What is being asked:
Track down every line below that holds "this" and copy it.

Provided records:
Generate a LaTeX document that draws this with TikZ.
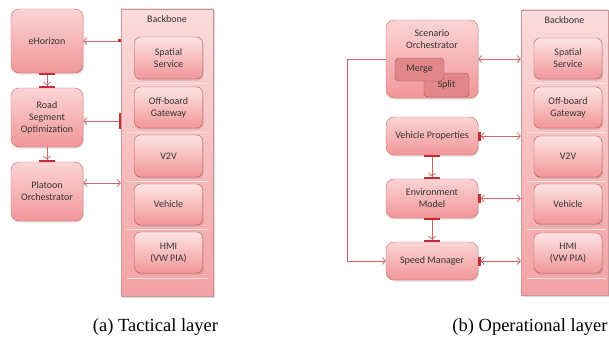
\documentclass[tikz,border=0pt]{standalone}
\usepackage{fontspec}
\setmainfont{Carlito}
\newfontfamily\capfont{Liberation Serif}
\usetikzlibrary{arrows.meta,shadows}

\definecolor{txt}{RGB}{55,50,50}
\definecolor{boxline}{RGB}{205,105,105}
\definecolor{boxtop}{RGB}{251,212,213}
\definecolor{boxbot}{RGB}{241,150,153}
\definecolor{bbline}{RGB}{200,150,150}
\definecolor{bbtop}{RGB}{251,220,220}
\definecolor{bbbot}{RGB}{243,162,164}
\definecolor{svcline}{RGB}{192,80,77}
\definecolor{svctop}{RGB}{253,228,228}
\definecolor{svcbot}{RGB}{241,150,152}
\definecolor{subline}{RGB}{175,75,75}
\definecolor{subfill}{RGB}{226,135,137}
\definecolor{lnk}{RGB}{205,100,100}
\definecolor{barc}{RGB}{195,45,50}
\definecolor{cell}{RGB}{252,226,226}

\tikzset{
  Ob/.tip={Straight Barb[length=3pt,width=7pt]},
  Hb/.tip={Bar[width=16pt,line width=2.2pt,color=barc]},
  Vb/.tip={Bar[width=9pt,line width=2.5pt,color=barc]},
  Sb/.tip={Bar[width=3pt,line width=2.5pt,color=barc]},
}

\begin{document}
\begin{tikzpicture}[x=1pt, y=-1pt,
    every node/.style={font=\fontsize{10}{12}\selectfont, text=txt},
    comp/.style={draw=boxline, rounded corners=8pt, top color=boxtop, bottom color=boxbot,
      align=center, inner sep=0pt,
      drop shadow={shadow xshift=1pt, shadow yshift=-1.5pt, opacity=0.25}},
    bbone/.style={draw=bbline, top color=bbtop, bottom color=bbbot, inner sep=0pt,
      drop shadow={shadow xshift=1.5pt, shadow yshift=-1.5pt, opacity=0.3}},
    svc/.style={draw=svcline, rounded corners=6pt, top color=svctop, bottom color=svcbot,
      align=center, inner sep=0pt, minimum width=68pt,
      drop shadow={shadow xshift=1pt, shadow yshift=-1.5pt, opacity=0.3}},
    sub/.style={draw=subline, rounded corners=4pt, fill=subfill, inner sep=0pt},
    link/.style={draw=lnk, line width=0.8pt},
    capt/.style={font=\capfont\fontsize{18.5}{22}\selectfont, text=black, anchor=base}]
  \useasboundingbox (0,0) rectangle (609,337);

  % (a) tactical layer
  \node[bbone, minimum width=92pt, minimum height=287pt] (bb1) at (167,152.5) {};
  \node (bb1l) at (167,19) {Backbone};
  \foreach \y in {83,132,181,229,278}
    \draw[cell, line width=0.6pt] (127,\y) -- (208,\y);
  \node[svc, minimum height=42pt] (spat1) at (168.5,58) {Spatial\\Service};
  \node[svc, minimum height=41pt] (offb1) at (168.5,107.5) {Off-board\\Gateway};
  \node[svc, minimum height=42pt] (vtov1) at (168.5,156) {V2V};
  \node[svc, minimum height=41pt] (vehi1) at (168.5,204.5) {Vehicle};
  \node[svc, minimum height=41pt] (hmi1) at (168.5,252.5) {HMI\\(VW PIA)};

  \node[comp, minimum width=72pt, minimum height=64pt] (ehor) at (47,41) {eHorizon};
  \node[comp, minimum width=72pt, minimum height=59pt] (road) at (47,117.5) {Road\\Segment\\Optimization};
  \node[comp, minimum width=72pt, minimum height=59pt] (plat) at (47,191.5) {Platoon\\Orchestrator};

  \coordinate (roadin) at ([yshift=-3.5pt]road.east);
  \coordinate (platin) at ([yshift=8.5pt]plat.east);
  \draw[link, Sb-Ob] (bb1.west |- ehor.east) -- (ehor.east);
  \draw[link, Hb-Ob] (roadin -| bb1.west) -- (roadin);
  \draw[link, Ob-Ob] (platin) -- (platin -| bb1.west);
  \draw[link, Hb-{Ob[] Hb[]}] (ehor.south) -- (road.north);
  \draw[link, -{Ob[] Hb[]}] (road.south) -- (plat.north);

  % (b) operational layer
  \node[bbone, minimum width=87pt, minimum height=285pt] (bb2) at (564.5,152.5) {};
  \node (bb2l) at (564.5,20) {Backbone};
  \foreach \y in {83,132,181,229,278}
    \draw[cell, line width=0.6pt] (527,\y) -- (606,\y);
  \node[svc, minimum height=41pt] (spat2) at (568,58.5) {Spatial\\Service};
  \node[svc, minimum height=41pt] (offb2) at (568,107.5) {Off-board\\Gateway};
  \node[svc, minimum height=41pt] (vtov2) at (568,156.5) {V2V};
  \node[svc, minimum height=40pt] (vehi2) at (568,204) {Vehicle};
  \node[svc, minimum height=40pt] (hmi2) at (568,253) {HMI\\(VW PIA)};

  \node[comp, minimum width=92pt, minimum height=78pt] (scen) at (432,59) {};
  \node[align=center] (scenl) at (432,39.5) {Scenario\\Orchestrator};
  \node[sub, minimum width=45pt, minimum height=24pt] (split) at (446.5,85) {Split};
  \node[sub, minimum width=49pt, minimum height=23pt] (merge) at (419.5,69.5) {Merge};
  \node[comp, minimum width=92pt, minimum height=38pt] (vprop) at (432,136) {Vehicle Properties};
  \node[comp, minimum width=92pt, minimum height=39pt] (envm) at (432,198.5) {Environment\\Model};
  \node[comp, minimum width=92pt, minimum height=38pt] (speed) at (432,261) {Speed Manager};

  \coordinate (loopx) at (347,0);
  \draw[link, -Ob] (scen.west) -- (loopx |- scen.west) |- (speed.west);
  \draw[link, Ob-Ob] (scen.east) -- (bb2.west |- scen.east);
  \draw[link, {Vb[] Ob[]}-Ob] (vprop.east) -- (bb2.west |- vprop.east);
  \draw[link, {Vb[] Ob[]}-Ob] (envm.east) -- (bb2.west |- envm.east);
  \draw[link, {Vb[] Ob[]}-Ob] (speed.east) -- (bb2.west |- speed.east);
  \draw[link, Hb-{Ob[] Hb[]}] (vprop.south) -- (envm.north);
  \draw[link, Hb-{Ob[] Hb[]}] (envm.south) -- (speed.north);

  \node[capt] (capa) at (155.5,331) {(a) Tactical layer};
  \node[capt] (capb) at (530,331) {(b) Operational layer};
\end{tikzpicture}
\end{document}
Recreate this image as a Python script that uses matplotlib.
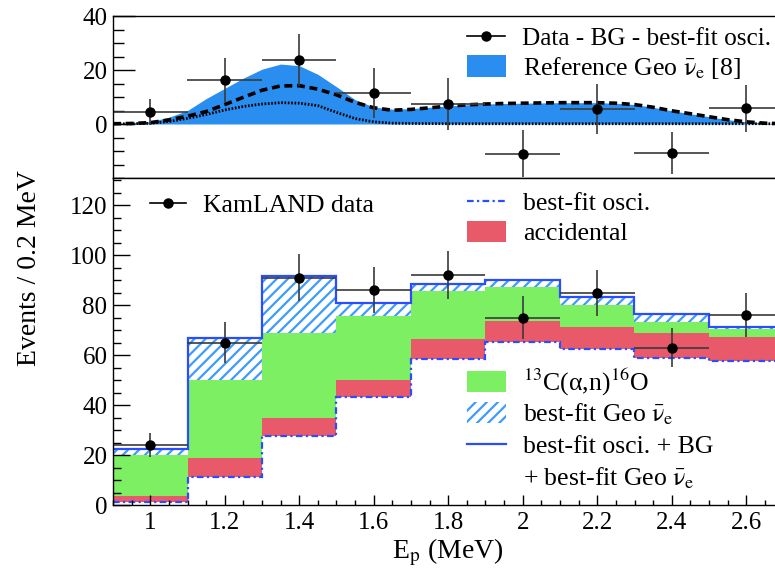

Solution:
Generate a LaTeX document that draws this with TikZ.
Recreate this image as a Python script that uses matplotlib.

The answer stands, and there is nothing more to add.